Once things are nice and tricky, the game really finds its own. The single-screen scale (albeit varyingly zoomed out to allow slightly more elaborate sets) means there's a real tightness to the design. The smarts start shining through, as you realise that the limited set of options means you surely must be able to do it, surely! It starts requiring you to think more carefully, plot ahead, rotate things a certain way to manoeuvre other objects into the right place before you phase from the grey side to the white side, then step into the curtain that allows you to re-point the direction of one of the level's gravitational pulls. And it does all this without becoming cluttered, either on screen or in your own head.

However, it's a shame it doesn't sit still for long enough on any one idea. There are far more interesting places it could go with each level's motif, but they're abandoned too quickly, five levels before changing room, and a new set of rules come in. The last couple of levels provide a fun medley of all the various elements you've learned throughout, but it's still hard not to be left wanting more. Wanting to see a technique pushed further, to demand more out of you.

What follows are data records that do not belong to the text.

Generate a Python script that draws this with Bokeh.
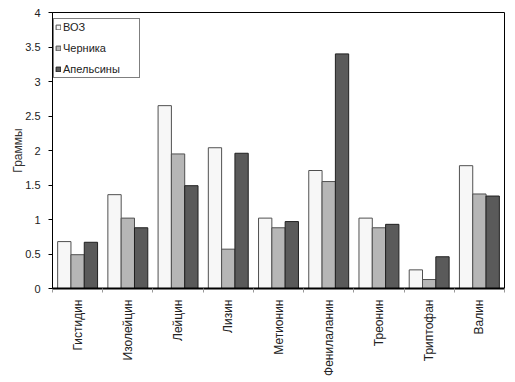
import math
from bokeh.plotting import figure
from bokeh.models import (ColumnDataSource, Range1d, FixedTicker, Legend, LegendItem)
from bokeh.transform import dodge
from bokeh.embed import file_html
from bokeh.resources import INLINE

categories = ["Гистидин", "Изолейцин", "Лейцин", "Лизин", "Метионин",
              "Фенилаланин", "Треонин", "Триптофан", "Валин"]
series_names = ["ВОЗ", "Черника", "Апельсины"]
who = [0.68, 1.36, 2.65, 2.04, 1.02, 1.71, 1.02, 0.27, 1.78]
blueberry = [0.49, 1.02, 1.95, 0.57, 0.88, 1.55, 0.88, 0.13, 1.37]
orange = [0.67, 0.88, 1.49, 1.96, 0.97, 3.40, 0.93, 0.46, 1.34]
y_ticks = [0, 0.5, 1, 1.5, 2, 2.5, 3, 3.5, 4]
y_tick_labels = ["0", "0.5", "1", "1.5", "2", "2.5", "3", "3.5", "4"]
y_label = "Граммы"

FONT = "Liberation Sans"
fills = ["#f7f7f7", "#b6b6b6", "#5a5a5a"]
edges = ["#505050", "#505050", "#202020"]

n = len(categories)
centers = [i + 0.5 for i in range(n)]
bounds = list(range(n + 1))
src = ColumnDataSource(dict(pos=centers, who=who, bil=blueberry, org=orange))

p = figure(frame_width=452, frame_height=276, x_range=Range1d(0, n),
           y_range=Range1d(0, 4), output_backend="svg", toolbar_location=None,
           min_border_left=52, min_border_right=10,
           min_border_top=12, min_border_bottom=93)
p.xgrid.visible = False
p.ygrid.visible = False
p.outline_line_color = "black"
p.outline_line_width = 1
p.background_fill_color = "white"
p.border_fill_color = "white"

bw = 0.265
renderers = []
for i, (col, name) in enumerate(zip(["who", "bil", "org"], series_names)):
    r = p.vbar(x=dodge("pos", (i - 1) * bw), top=col, width=bw,
               source=src, fill_color=fills[i], line_color=edges[i], line_width=1)
    renderers.append((name, r))

# y axis
ya = p.yaxis[0]
ya.ticker = FixedTicker(ticks=y_ticks)
ya.major_label_overrides = {t: l for t, l in zip(y_ticks, y_tick_labels)}
ya.minor_tick_line_color = None
ya.major_tick_in = 0
ya.major_tick_out = 4
ya.axis_line_color = "black"
ya.major_tick_line_color = "black"
ya.major_label_text_font = FONT
ya.major_label_text_font_size = "11px"
ya.major_label_text_color = "#222222"
ya.major_label_standoff = 8
ya.axis_label = y_label
ya.axis_label_text_font = FONT
ya.axis_label_text_font_size = "12px"
ya.axis_label_text_font_style = "normal"
ya.axis_label_text_color = "#333333"
ya.axis_label_standoff = -3

# x axis: labels at centers, ticks at boundaries
xa = p.xaxis[0]
xa.ticker = FixedTicker(ticks=centers, minor_ticks=bounds)
xa.major_label_overrides = {c: nm for c, nm in zip(centers, categories)}
xa.major_tick_line_color = None
xa.major_tick_in = 0
xa.major_tick_out = 4
xa.minor_tick_in = 0
xa.minor_tick_out = 4
xa.minor_tick_line_color = "#999999"
xa.axis_line_color = "black"
xa.axis_line_width = 2
xa.major_label_orientation = math.pi / 2
xa.major_label_text_font = FONT
xa.major_label_text_font_size = "12px"
xa.major_label_text_color = "#222222"
xa.major_label_standoff = 7

legend = Legend(items=[LegendItem(label=nm, renderers=[r]) for nm, r in renderers],
                location=(1, 210))
legend.margin = 0
legend.padding = 1
legend.spacing = 7
legend.glyph_width = 6
legend.glyph_height = 6
legend.label_height = 14
legend.label_width = 75
legend.label_standoff = 2
legend.label_text_font = FONT
legend.label_text_font_size = "11px"
legend.label_text_color = "#222222"
legend.border_line_color = "black"
legend.border_line_width = 1
legend.background_fill_color = "white"
legend.background_fill_alpha = 1
p.add_layout(legend)

open("out.html", "w").write(file_html(p, INLINE))
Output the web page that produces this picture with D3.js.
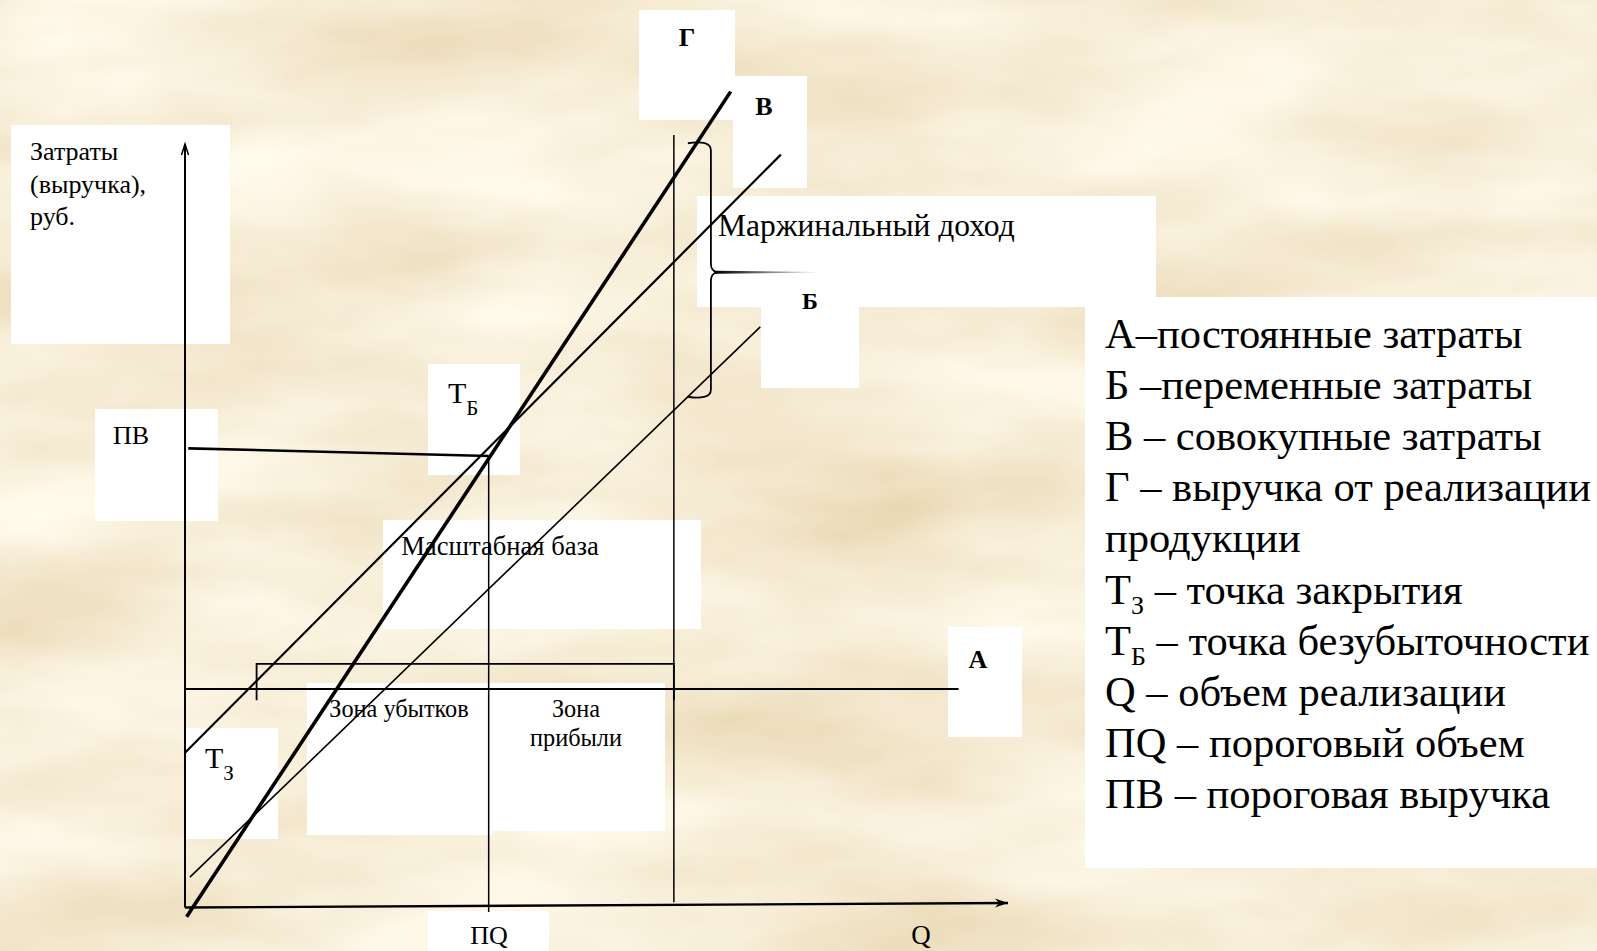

Then it rather does. I'm torn on whether explaining that a puzzle game continues after its apparent ending is a spoiler or not, but then again, trying to convince you to buy a 25 level puzzle game doesn't seem a great plan either. Finish it and you can enter a reversed world, where you go into a similar version of the same puzzles as the first time, but with the difficulty significantly ramped up. I'm just stumped on one at the moment, and hooray! Because while there were a couple of points where I wished there were walkthroughs already (I was playing before its release on Friday), I eventually spotted what I'd missed and was back on easy-ish street.

Its use of Escher-like designs permeates all, from the pencil-sketch style to the literally pencil sketched character, drawn in every level, to the levels themselves, constructed of impossible shapes. The one place it doesn't really reach far enough, oddly, is in moving around the levels. With the motif, I was really hoping for challenges which required me to take advantage of an impossible route, but more often than not you're walking inside or outside of routine patterns. Not always, and perhaps it's unfair to the game to be disappointed that when you do it's so nonchalant about it. Perhaps I just wanted something more gimmicky, because I'm a horrible, horrible sort.

Perhaps the most surprising effect of the game is the one experienced when I stopped playing. Things continued to rotate for me for a good couple of hours after, which made reading a monitor quite the thing. It's an extraordinary sensation, as my brain desperately tries to tell me that the sensible thing to do is to rotate the words I'm reading. Rotate the words? Brain, what? What are you doing?

It's all well worth a play. With the obscure quotes and meandering presentation, it does feel a little aloof, but what really counts are the puzzles, and they're in the main a real treat. It always looks utterly splendid, and it presents obscure concepts with consummate ease.